**WORK TO BE COMPLETED**
Leave out the pictures and repeat the data exactly.

**DATA BLOCK**
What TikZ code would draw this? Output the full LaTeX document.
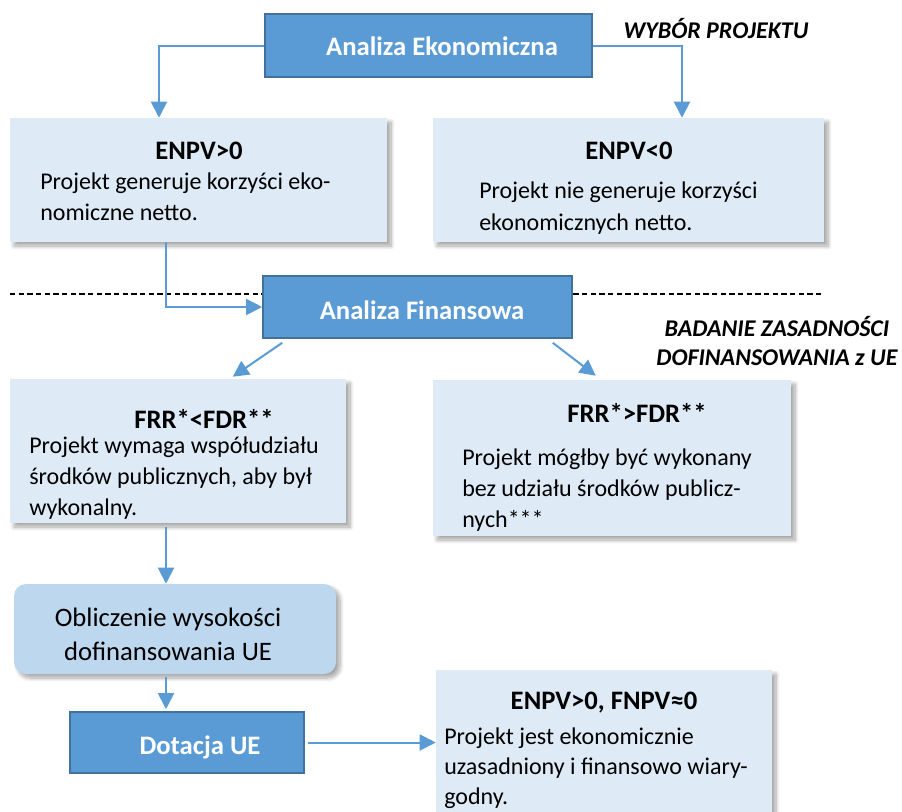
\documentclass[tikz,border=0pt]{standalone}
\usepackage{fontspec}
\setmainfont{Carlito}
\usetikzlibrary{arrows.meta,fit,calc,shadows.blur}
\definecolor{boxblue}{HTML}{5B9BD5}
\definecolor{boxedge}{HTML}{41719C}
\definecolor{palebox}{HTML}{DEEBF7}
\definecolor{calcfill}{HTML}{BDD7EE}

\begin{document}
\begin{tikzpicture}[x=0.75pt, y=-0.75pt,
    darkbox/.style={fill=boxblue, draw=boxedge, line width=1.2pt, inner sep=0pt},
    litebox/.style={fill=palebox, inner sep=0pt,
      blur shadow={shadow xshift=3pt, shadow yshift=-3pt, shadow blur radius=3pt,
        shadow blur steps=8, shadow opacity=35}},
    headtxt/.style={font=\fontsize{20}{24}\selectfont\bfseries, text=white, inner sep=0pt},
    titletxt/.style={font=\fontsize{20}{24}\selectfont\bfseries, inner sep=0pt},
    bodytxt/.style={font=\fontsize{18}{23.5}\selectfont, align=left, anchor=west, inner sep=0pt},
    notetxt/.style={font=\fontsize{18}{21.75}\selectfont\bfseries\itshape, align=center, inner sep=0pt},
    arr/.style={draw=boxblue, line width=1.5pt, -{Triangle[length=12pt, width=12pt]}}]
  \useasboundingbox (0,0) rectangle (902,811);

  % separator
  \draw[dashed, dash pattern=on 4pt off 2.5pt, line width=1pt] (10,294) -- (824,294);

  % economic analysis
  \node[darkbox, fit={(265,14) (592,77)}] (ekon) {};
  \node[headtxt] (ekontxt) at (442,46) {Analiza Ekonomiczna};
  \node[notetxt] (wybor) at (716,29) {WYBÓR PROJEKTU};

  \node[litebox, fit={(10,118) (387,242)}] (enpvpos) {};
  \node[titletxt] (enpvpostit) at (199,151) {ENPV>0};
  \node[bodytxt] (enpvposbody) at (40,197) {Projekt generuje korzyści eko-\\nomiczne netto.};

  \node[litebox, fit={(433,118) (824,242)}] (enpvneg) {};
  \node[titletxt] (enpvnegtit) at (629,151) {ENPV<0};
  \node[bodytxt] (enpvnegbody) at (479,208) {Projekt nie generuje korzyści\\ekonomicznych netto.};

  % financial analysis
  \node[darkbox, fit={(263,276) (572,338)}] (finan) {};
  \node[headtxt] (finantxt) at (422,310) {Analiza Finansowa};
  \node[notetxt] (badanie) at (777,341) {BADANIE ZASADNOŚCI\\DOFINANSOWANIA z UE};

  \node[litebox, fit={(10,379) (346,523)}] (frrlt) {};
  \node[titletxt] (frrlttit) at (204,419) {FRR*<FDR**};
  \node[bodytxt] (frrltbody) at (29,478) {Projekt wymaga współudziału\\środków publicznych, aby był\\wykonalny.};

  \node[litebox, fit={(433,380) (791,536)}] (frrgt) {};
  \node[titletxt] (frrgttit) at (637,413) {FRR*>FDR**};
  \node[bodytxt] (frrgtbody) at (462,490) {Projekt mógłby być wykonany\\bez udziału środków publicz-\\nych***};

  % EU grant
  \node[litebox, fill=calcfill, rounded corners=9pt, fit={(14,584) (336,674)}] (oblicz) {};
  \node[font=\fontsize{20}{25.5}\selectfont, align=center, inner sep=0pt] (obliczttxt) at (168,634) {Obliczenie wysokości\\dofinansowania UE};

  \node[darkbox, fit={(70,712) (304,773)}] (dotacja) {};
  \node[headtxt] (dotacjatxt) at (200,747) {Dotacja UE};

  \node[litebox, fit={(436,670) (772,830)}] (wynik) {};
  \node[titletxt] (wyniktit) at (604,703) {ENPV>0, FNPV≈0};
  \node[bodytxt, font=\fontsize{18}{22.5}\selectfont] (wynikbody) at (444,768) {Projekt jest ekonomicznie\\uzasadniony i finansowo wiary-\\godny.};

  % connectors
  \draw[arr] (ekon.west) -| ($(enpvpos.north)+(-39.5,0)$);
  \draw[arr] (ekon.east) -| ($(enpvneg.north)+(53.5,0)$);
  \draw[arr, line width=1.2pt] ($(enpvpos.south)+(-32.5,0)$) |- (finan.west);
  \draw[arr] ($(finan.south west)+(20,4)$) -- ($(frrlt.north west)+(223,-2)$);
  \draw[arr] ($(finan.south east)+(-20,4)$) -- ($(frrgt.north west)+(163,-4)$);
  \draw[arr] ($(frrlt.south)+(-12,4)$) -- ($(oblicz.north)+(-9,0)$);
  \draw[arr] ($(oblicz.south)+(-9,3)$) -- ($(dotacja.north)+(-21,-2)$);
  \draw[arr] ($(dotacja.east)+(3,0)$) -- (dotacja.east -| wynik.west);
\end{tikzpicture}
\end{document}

**EXERCISE OUTPUT**
What TikZ code would draw this? Output the full LaTeX document.
\documentclass[tikz,border=0pt]{standalone}
\usepackage{fontspec}
\setmainfont{Carlito}
\usetikzlibrary{arrows.meta,fit,calc,shadows.blur}
\definecolor{boxblue}{HTML}{5B9BD5}
\definecolor{boxedge}{HTML}{41719C}
\definecolor{palebox}{HTML}{DEEBF7}
\definecolor{calcfill}{HTML}{BDD7EE}

\begin{document}
\begin{tikzpicture}[x=0.75pt, y=-0.75pt,
    darkbox/.style={fill=boxblue, draw=boxedge, line width=1.2pt, inner sep=0pt},
    litebox/.style={fill=palebox, inner sep=0pt,
      blur shadow={shadow xshift=3pt, shadow yshift=-3pt, shadow blur radius=3pt,
        shadow blur steps=8, shadow opacity=35}},
    headtxt/.style={font=\fontsize{20}{24}\selectfont\bfseries, text=white, inner sep=0pt},
    titletxt/.style={font=\fontsize{20}{24}\selectfont\bfseries, inner sep=0pt},
    bodytxt/.style={font=\fontsize{18}{23.5}\selectfont, align=left, anchor=west, inner sep=0pt},
    notetxt/.style={font=\fontsize{18}{21.75}\selectfont\bfseries\itshape, align=center, inner sep=0pt},
    arr/.style={draw=boxblue, line width=1.5pt, -{Triangle[length=12pt, width=12pt]}}]
  \useasboundingbox (0,0) rectangle (902,811);

  % separator
  \draw[dashed, dash pattern=on 4pt off 2.5pt, line width=1pt] (10,294) -- (824,294);

  % economic analysis
  \node[darkbox, fit={(265,14) (592,77)}] (ekon) {};
  \node[headtxt] (ekontxt) at (442,46) {Analiza Ekonomiczna};
  \node[notetxt] (wybor) at (716,29) {WYBÓR PROJEKTU};

  \node[litebox, fit={(10,118) (387,242)}] (enpvpos) {};
  \node[titletxt] (enpvpostit) at (199,151) {ENPV>0};
  \node[bodytxt] (enpvposbody) at (40,197) {Projekt generuje korzyści eko-\\nomiczne netto.};

  \node[litebox, fit={(433,118) (824,242)}] (enpvneg) {};
  \node[titletxt] (enpvnegtit) at (629,151) {ENPV<0};
  \node[bodytxt] (enpvnegbody) at (479,208) {Projekt nie generuje korzyści\\ekonomicznych netto.};

  % financial analysis
  \node[darkbox, fit={(263,276) (572,338)}] (finan) {};
  \node[headtxt] (finantxt) at (422,310) {Analiza Finansowa};
  \node[notetxt] (badanie) at (777,341) {BADANIE ZASADNOŚCI\\DOFINANSOWANIA z UE};

  \node[litebox, fit={(10,379) (346,523)}] (frrlt) {};
  \node[titletxt] (frrlttit) at (204,419) {FRR*<FDR**};
  \node[bodytxt] (frrltbody) at (29,478) {Projekt wymaga współudziału\\środków publicznych, aby był\\wykonalny.};

  \node[litebox, fit={(433,380) (791,536)}] (frrgt) {};
  \node[titletxt] (frrgttit) at (637,413) {FRR*>FDR**};
  \node[bodytxt] (frrgtbody) at (462,490) {Projekt mógłby być wykonany\\bez udziału środków publicz-\\nych***};

  % EU grant
  \node[litebox, fill=calcfill, rounded corners=9pt, fit={(14,584) (336,674)}] (oblicz) {};
  \node[font=\fontsize{20}{25.5}\selectfont, align=center, inner sep=0pt] (obliczttxt) at (168,634) {Obliczenie wysokości\\dofinansowania UE};

  \node[darkbox, fit={(70,712) (304,773)}] (dotacja) {};
  \node[headtxt] (dotacjatxt) at (200,747) {Dotacja UE};

  \node[litebox, fit={(436,670) (772,830)}] (wynik) {};
  \node[titletxt] (wyniktit) at (604,703) {ENPV>0, FNPV≈0};
  \node[bodytxt, font=\fontsize{18}{22.5}\selectfont] (wynikbody) at (444,768) {Projekt jest ekonomicznie\\uzasadniony i finansowo wiary-\\godny.};

  % connectors
  \draw[arr] (ekon.west) -| ($(enpvpos.north)+(-39.5,0)$);
  \draw[arr] (ekon.east) -| ($(enpvneg.north)+(53.5,0)$);
  \draw[arr, line width=1.2pt] ($(enpvpos.south)+(-32.5,0)$) |- (finan.west);
  \draw[arr] ($(finan.south west)+(20,4)$) -- ($(frrlt.north west)+(223,-2)$);
  \draw[arr] ($(finan.south east)+(-20,4)$) -- ($(frrgt.north west)+(163,-4)$);
  \draw[arr] ($(frrlt.south)+(-12,4)$) -- ($(oblicz.north)+(-9,0)$);
  \draw[arr] ($(oblicz.south)+(-9,3)$) -- ($(dotacja.north)+(-21,-2)$);
  \draw[arr] ($(dotacja.east)+(3,0)$) -- (dotacja.east -| wynik.west);
\end{tikzpicture}
\end{document}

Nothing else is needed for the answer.